Once the pictures are set aside, transcribe the remaining data exactly.

**DATASET EXTRACT:**
+++

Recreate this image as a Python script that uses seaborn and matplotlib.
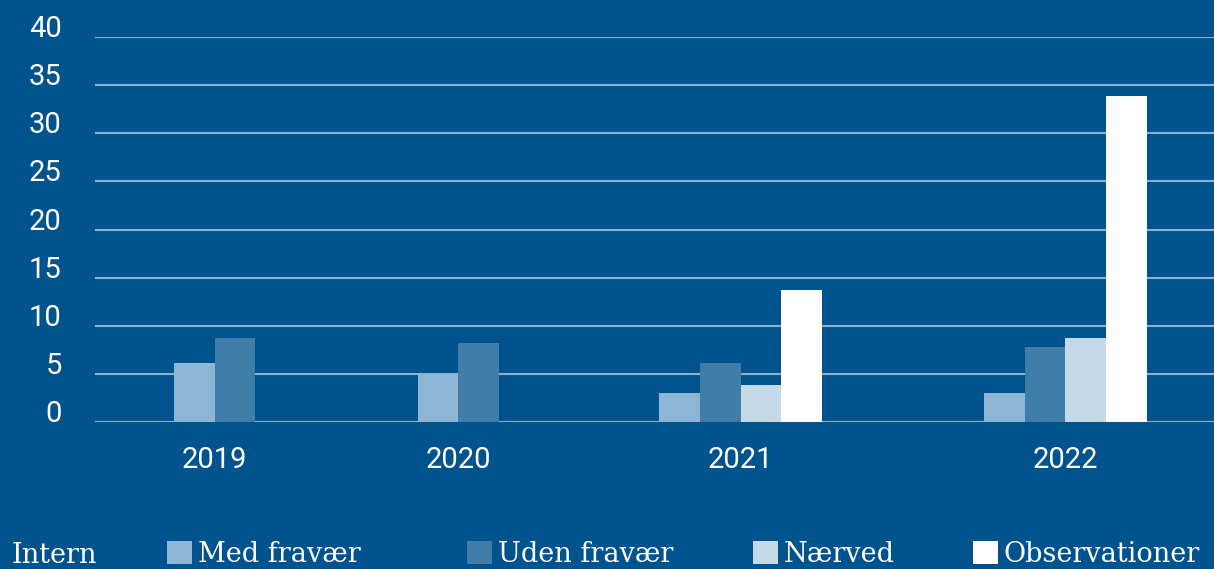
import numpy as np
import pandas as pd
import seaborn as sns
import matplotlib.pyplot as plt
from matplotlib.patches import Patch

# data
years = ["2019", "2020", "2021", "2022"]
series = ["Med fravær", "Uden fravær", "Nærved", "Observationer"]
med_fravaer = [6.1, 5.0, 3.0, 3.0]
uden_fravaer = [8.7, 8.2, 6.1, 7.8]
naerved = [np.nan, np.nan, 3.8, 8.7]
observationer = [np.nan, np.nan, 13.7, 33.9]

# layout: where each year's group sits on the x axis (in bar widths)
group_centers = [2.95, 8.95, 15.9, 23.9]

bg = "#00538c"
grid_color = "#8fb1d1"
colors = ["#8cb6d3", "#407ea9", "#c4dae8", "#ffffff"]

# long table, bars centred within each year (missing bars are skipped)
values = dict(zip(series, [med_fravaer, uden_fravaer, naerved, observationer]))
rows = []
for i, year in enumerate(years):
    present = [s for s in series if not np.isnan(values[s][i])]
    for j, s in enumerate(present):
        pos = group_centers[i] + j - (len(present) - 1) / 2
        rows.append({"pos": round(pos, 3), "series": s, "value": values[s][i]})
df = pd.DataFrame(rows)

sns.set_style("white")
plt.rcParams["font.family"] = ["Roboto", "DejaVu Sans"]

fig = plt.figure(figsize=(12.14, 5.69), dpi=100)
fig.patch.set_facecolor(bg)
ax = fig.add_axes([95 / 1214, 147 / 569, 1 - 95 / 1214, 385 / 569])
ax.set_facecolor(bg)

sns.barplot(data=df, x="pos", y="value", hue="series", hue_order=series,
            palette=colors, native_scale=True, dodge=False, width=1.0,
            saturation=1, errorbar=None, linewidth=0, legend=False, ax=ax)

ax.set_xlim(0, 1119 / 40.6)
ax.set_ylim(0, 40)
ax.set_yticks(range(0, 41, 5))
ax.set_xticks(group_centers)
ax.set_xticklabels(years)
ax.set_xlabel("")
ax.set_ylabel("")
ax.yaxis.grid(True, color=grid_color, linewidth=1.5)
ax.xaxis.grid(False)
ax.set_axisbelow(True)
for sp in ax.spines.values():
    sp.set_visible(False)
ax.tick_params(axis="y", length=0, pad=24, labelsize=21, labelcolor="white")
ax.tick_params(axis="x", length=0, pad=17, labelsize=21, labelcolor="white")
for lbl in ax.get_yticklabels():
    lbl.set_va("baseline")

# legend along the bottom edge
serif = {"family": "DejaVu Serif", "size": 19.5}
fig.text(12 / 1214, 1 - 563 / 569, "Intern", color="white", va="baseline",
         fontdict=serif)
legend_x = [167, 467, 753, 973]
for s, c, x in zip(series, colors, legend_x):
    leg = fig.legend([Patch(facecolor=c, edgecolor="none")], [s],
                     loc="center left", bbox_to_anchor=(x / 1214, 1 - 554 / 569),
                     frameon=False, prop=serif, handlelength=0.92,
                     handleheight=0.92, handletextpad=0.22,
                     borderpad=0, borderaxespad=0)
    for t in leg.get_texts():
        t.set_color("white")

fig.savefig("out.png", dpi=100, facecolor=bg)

+++

**ANSWER FOR THE TASK:**
Recreate this image as a Python script that uses seaborn and matplotlib.
import numpy as np
import pandas as pd
import seaborn as sns
import matplotlib.pyplot as plt
from matplotlib.patches import Patch

# data
years = ["2019", "2020", "2021", "2022"]
series = ["Med fravær", "Uden fravær", "Nærved", "Observationer"]
med_fravaer = [6.1, 5.0, 3.0, 3.0]
uden_fravaer = [8.7, 8.2, 6.1, 7.8]
naerved = [np.nan, np.nan, 3.8, 8.7]
observationer = [np.nan, np.nan, 13.7, 33.9]

# layout: where each year's group sits on the x axis (in bar widths)
group_centers = [2.95, 8.95, 15.9, 23.9]

bg = "#00538c"
grid_color = "#8fb1d1"
colors = ["#8cb6d3", "#407ea9", "#c4dae8", "#ffffff"]

# long table, bars centred within each year (missing bars are skipped)
values = dict(zip(series, [med_fravaer, uden_fravaer, naerved, observationer]))
rows = []
for i, year in enumerate(years):
    present = [s for s in series if not np.isnan(values[s][i])]
    for j, s in enumerate(present):
        pos = group_centers[i] + j - (len(present) - 1) / 2
        rows.append({"pos": round(pos, 3), "series": s, "value": values[s][i]})
df = pd.DataFrame(rows)

sns.set_style("white")
plt.rcParams["font.family"] = ["Roboto", "DejaVu Sans"]

fig = plt.figure(figsize=(12.14, 5.69), dpi=100)
fig.patch.set_facecolor(bg)
ax = fig.add_axes([95 / 1214, 147 / 569, 1 - 95 / 1214, 385 / 569])
ax.set_facecolor(bg)

sns.barplot(data=df, x="pos", y="value", hue="series", hue_order=series,
            palette=colors, native_scale=True, dodge=False, width=1.0,
            saturation=1, errorbar=None, linewidth=0, legend=False, ax=ax)

ax.set_xlim(0, 1119 / 40.6)
ax.set_ylim(0, 40)
ax.set_yticks(range(0, 41, 5))
ax.set_xticks(group_centers)
ax.set_xticklabels(years)
ax.set_xlabel("")
ax.set_ylabel("")
ax.yaxis.grid(True, color=grid_color, linewidth=1.5)
ax.xaxis.grid(False)
ax.set_axisbelow(True)
for sp in ax.spines.values():
    sp.set_visible(False)
ax.tick_params(axis="y", length=0, pad=24, labelsize=21, labelcolor="white")
ax.tick_params(axis="x", length=0, pad=17, labelsize=21, labelcolor="white")
for lbl in ax.get_yticklabels():
    lbl.set_va("baseline")

# legend along the bottom edge
serif = {"family": "DejaVu Serif", "size": 19.5}
fig.text(12 / 1214, 1 - 563 / 569, "Intern", color="white", va="baseline",
         fontdict=serif)
legend_x = [167, 467, 753, 973]
for s, c, x in zip(series, colors, legend_x):
    leg = fig.legend([Patch(facecolor=c, edgecolor="none")], [s],
                     loc="center left", bbox_to_anchor=(x / 1214, 1 - 554 / 569),
                     frameon=False, prop=serif, handlelength=0.92,
                     handleheight=0.92, handletextpad=0.22,
                     borderpad=0, borderaxespad=0)
    for t in leg.get_texts():
        t.set_color("white")

fig.savefig("out.png", dpi=100, facecolor=bg)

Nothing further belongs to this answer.